According to Tisci, problem of the luxury is clear: “Everything looks the same”

According to Tisci, problem of the luxury is clear: “Everything looks the same”

“Now it’s a mess. Everything looks the same”. The words of Riccardo Tisci (pictured, from Instagram) confirm a certain homologation of luxury. Brands do it all. From clothes to accessories, from perfumes to jewellery. But in doing so, they have weakened their own identity, ending up resembling each other. A winning strategy when consumer demand is sustained. Now, instead, we need to go back and strengthen the proposals to attract customers more. But it is complicated.

Tisci’s career

Riccardo Tisci was creative director of Givenchy (a brand in the LVMH orbit) and then of Burberry from 2018 until September 2022. In an interview with the Financial Times, he says he is ready to make a comeback. “I would like to join a luxury house that already has a strong identity, to which I just have to give more. For the next project I want to be very free”, Tisci explains.

Social media

Now social media make the difference. “In the 2000s, we didn’t have Instagram, so it was all a matter of creativity”, the designer observes, hinting that today we do a bit of copying. Not only that. “Today it’s all like fast fashion. If you are cute and have good marketing, you can get to the top. Those who are talented but shy don’t have that opportunity”, Tisci points out. This is because modern creative directors are not only known for their creations, but also for the number of their followers.

The problem

The blow is just around the corner. And it comes right on time.

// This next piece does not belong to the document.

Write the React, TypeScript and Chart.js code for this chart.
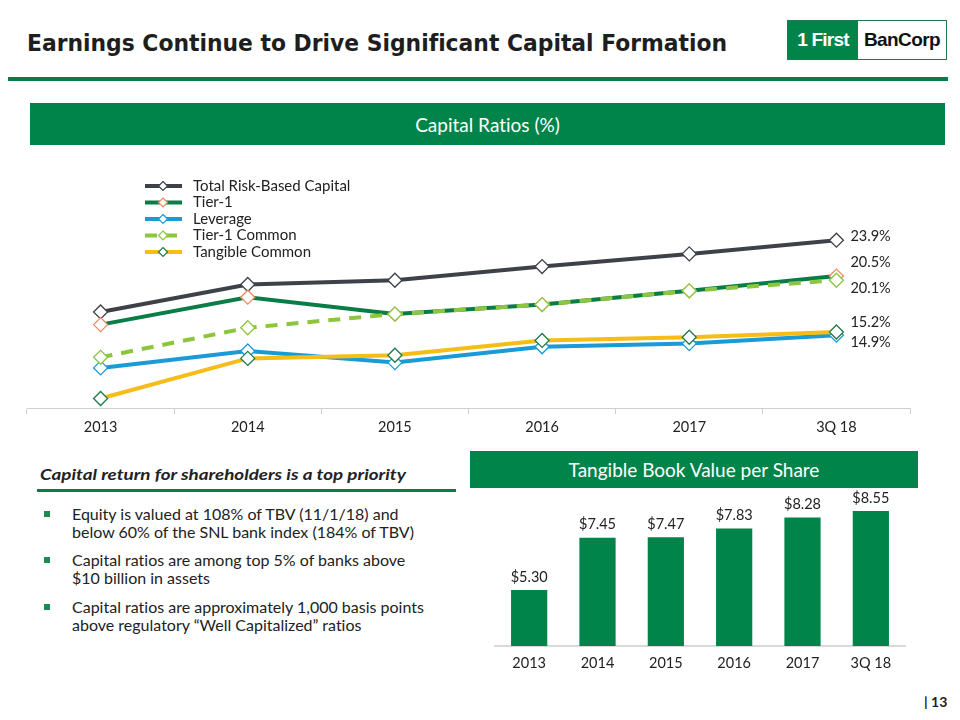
import React, { useEffect, useLayoutEffect, useRef } from "react";
import { Chart, registerables } from "chart.js";

Chart.register(...registerables);

// ---------- data ----------
const lineCategories = ["2013", "2014", "2015", "2016", "2017", "3Q 18"];
const seriesNames = ["Total Risk-Based Capital", "Tier-1", "Leverage", "Tier-1 Common", "Tangible Common"];
const totalRiskBased = [17.1, 19.7, 20.1, 21.4, 22.6, 23.9];
const tier1 = [15.9, 18.5, 16.9, 17.8, 19.1, 20.5];
const leverage = [11.8, 13.4, 12.3, 13.8, 14.1, 14.9];
const tier1Common = [12.8, 15.6, 16.9, 17.8, 19.1, 20.1];
const tangibleCommon = [8.9, 12.7, 13.0, 14.4, 14.7, 15.2];

const barCategories = ["2013", "2014", "2015", "2016", "2017", "3Q 18"];
const tbvPerShare = [5.3, 7.45, 7.47, 7.83, 8.28, 8.55];

// ---------- styles ----------
const GREEN = "#00844A";
const DARKGREEN = "#0A7D47";
const FONT = "Lato, 'Noto Sans', sans-serif";
const COND = "'DejaVu Sans Condensed', 'DejaVu Sans', sans-serif";
const lineColors = ["#3D4148", "#0A7D47", "#1A9AD6", "#8CC63E", "#F6BC17"];
const markerColors = ["#3D4148", "#EE8A5F", "#1A9AD6", "#8CC63E", "#1E7B4A"];
const drawOrder = [5, 4, 3, 2, 1];
const lastLabelDy = [-4, -14, 7, 8, -10];

const lineLegendPlugin = {
  id: "lineLegend",
  afterDraw(chart: any) {
    const ctx = chart.ctx;
    ctx.save();
    chart.data.datasets.forEach((ds: any, i: number) => {
      const y = 36 + i * 16.5;
      ctx.strokeStyle = ds.borderColor;
      ctx.lineWidth = 4;
      ctx.setLineDash(ds.borderDash && ds.borderDash.length ? [12, 8] : []);
      ctx.beginPath();
      ctx.moveTo(145, y);
      ctx.lineTo(182, y);
      ctx.stroke();
      ctx.setLineDash([]);
      ctx.beginPath();
      const r = 4.5, cx = 163;
      ctx.moveTo(cx, y - r);
      ctx.lineTo(cx + r, y);
      ctx.lineTo(cx, y + r);
      ctx.lineTo(cx - r, y);
      ctx.closePath();
      ctx.fillStyle = "#fff";
      ctx.fill();
      ctx.lineWidth = 1.2;
      ctx.strokeStyle = ds.pointBorderColor;
      ctx.stroke();
      ctx.fillStyle = "#222";
      ctx.font = `15px ${FONT}`;
      ctx.textBaseline = "middle";
      ctx.textAlign = "left";
      ctx.fillText(ds.label, 193, y);
    });
    chart.data.datasets.forEach((ds: any, i: number) => {
      const meta = chart.getDatasetMeta(i);
      const n = meta.data.length - 1;
      const pt = meta.data[n];
      const v = ds.data[n];
      ctx.fillStyle = "#222";
      ctx.font = `14.5px ${FONT}`;
      ctx.textBaseline = "middle";
      ctx.textAlign = "left";
      ctx.fillText(`${v.toFixed(1)}%`, pt.x + 14, pt.y + lastLabelDy[i]);
    });
    ctx.restore();
  },
};

const barLabelPlugin = {
  id: "barLabels",
  afterDatasetsDraw(chart: any) {
    const ctx = chart.ctx;
    const meta = chart.getDatasetMeta(0);
    ctx.save();
    ctx.fillStyle = "#222";
    ctx.font = `14.5px ${FONT}`;
    ctx.textAlign = "center";
    ctx.textBaseline = "middle";
    meta.data.forEach((bar: any, i: number) => {
      ctx.fillText(`$${chart.data.datasets[0].data[i].toFixed(2)}`, bar.x, bar.y - 13);
    });
    ctx.restore();
  },
};

function LineChart() {
  const ref = useRef<HTMLCanvasElement>(null);
  useEffect(() => {
    const values = [totalRiskBased, tier1, leverage, tier1Common, tangibleCommon];
    const chart = new Chart(ref.current!, {
      type: "line",
      data: {
        labels: lineCategories,
        datasets: values.map((d, i) => ({
          label: seriesNames[i],
          data: d,
          borderColor: lineColors[i],
          borderWidth: 4,
          borderDash: i === 3 ? [12, 9] : [],
          pointStyle: "rectRot",
          pointRadius: 7,
          pointBorderWidth: 1.3,
          pointBackgroundColor: "#fff",
          pointBorderColor: markerColors[i],
          tension: 0,
          order: drawOrder[i],
        })),
      },
      options: {
        responsive: false,
        animation: false,
        layout: { padding: { left: 27, right: 50, top: 68, bottom: 12 } },
        plugins: { legend: { display: false }, tooltip: { enabled: false } },
        scales: {
          x: {
            offset: true,
            grid: { display: true, drawOnChartArea: false, drawTicks: true, tickLength: 6, color: "#CFCFCF", offset: true },
            border: { display: true, color: "#CFCFCF", width: 1 },
            ticks: { font: { family: FONT, size: 14.5 }, color: "#222", padding: 5 },
            afterFit: (s: any) => { s.height = 30; },
          },
          y: { display: false, min: 8, max: 26 },
        },
      },
      plugins: [lineLegendPlugin],
    });
    return () => chart.destroy();
  }, []);
  return <canvas ref={ref} width={960} height={300} style={{ position: "absolute", left: 0, top: 150, width: 960, height: 300 }} />;
}

function BarChart() {
  const ref = useRef<HTMLCanvasElement>(null);
  useEffect(() => {
    const chart = new Chart(ref.current!, {
      type: "bar",
      data: {
        labels: barCategories,
        datasets: [{ data: tbvPerShare, backgroundColor: GREEN, barPercentage: 0.53, categoryPercentage: 1 }],
      },
      options: {
        responsive: false,
        animation: false,
        layout: { padding: { left: 25, right: 35, top: 10, bottom: 14 } },
        plugins: { legend: { display: false }, tooltip: { enabled: false } },
        scales: {
          x: {
            grid: { display: false, drawTicks: false },
            border: { display: true, color: "#D9D9D9", width: 2 },
            ticks: { font: { family: FONT, size: 14.5 }, color: "#222", padding: 9 },
            afterFit: (s: any) => { s.height = 30; },
          },
          y: { display: false, min: 3, max: 9 },
        },
      },
      plugins: [barLabelPlugin],
    });
    return () => chart.destroy();
  }, []);
  return <canvas ref={ref} width={470} height={200} style={{ position: "absolute", left: 470, top: 490, width: 470, height: 200 }} />;
}

function Fit({ width, style, children }: { width: number; style: React.CSSProperties; children: React.ReactNode }) {
  const ref = useRef<HTMLDivElement>(null);
  useLayoutEffect(() => {
    const apply = () => {
      const el = ref.current;
      if (!el) return;
      el.style.transform = "none";
      const w = el.getBoundingClientRect().width;
      if (w > 0) el.style.transform = `scaleX(${width / w})`;
    };
    apply();
    (document as any).fonts?.ready?.then(apply);
  }, [width]);
  return (
    <div ref={ref} style={{ position: "absolute", whiteSpace: "nowrap", transformOrigin: "0 0", display: "inline-block", ...style }}>
      {children}
    </div>
  );
}

const bulletLines: string[][] = [
  ["Equity is valued at 108% of TBV (11/1/18) and", "below 60% of the SNL bank index (184% of TBV)"],
  ["Capital ratios are among top 5% of banks above", "$10 billion in assets"],
  ["Capital ratios are approximately 1,000 basis points", "above regulatory \u201CWell Capitalized\u201D ratios"],
];
const bulletTops = [505, 551, 598];

export default function App() {
  return (
    <div style={{ position: "absolute", left: 0, top: 0, width: 960, height: 720, background: "#fff", overflow: "hidden", fontFamily: FONT, color: "#222", fontVariantLigatures: "none" }}>
      <Fit width={700} style={{ left: 27, top: 26, fontFamily: COND, fontWeight: 700, fontSize: 23, color: "#1E1E1E", lineHeight: "34px" }}>
        Earnings Continue to Drive Significant Capital Formation
      </Fit>
      {/* logo */}
      <div style={{ position: "absolute", left: 787, top: 20, width: 160, height: 40, border: "1px solid #1E7B4A", boxSizing: "border-box", display: "flex" }}>
        <div style={{ width: 70, background: GREEN, color: "#fff", fontFamily: "'Liberation Sans', Arial, sans-serif", fontWeight: 700, fontSize: 19, display: "flex", alignItems: "center", justifyContent: "center", letterSpacing: -0.8 }}>
          1 First
        </div>
        <div style={{ flex: 1, background: "#fff", color: "#111", fontFamily: "'Liberation Sans', Arial, sans-serif", fontWeight: 700, fontSize: 19, display: "flex", alignItems: "center", justifyContent: "center", letterSpacing: -0.6 }}>
          BanCorp
        </div>
      </div>
      <div style={{ position: "absolute", left: 8, top: 77, width: 940, height: 4, background: DARKGREEN }} />
      <div style={{ position: "absolute", left: 30, top: 103, width: 915, height: 42, background: GREEN, color: "#fff", fontSize: 19, display: "flex", alignItems: "center", justifyContent: "center" }}>
        Capital Ratios (%)
      </div>
      <LineChart />
      <Fit width={366} style={{ left: 40, top: 464, fontSize: 16, fontWeight: 700, fontStyle: "italic", lineHeight: "20px" }}>
        Capital return for shareholders is a top priority
      </Fit>
      <div style={{ position: "absolute", left: 37, top: 489, width: 419, height: 3, background: DARKGREEN }} />
      {bulletLines.map((lines, i) => (
        <div key={i} style={{ position: "absolute", left: 44, top: bulletTops[i], whiteSpace: "nowrap" }}>
          <div style={{ position: "absolute", left: 0, top: 6, width: 6, height: 6, background: "#1E8A4F" }} />
          <div style={{ position: "absolute", left: 28, top: 0, fontSize: 16, lineHeight: "18px" }}>
            {lines[0]}
            <br />
            {lines[1]}
          </div>
        </div>
      ))}
      <div style={{ position: "absolute", left: 470, top: 451, width: 448, height: 37, background: GREEN, color: "#fff", fontSize: 19, display: "flex", alignItems: "center", justifyContent: "center" }}>
        Tangible Book Value per Share
      </div>
      <BarChart />
      <div style={{ position: "absolute", left: 924, top: 693, fontSize: 14, fontWeight: 700, whiteSpace: "nowrap" }}>| 13</div>
    </div>
  );
}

According to the designer, the fashion industry needs to back off and return to “creativity and true identity. I hope it will also be much more open-minded. Because now it’s a mess. Everything looks the same”. Tisci confirms the widespread thought that collections in the market have flattened out. While there is a lack of interesting proposals, something that has not been seen yet. With the Chinese consumer boom there was no need to create. Whereas now, with the slowdown in consumption, designer labels prefer not to dare. They are afraid of presenting innovative and daring proposals that may disappoint the market and reduce revenues. So, it is better to rely on evergreen products, or at most on articles that are simple reinterpretations of archive pieces.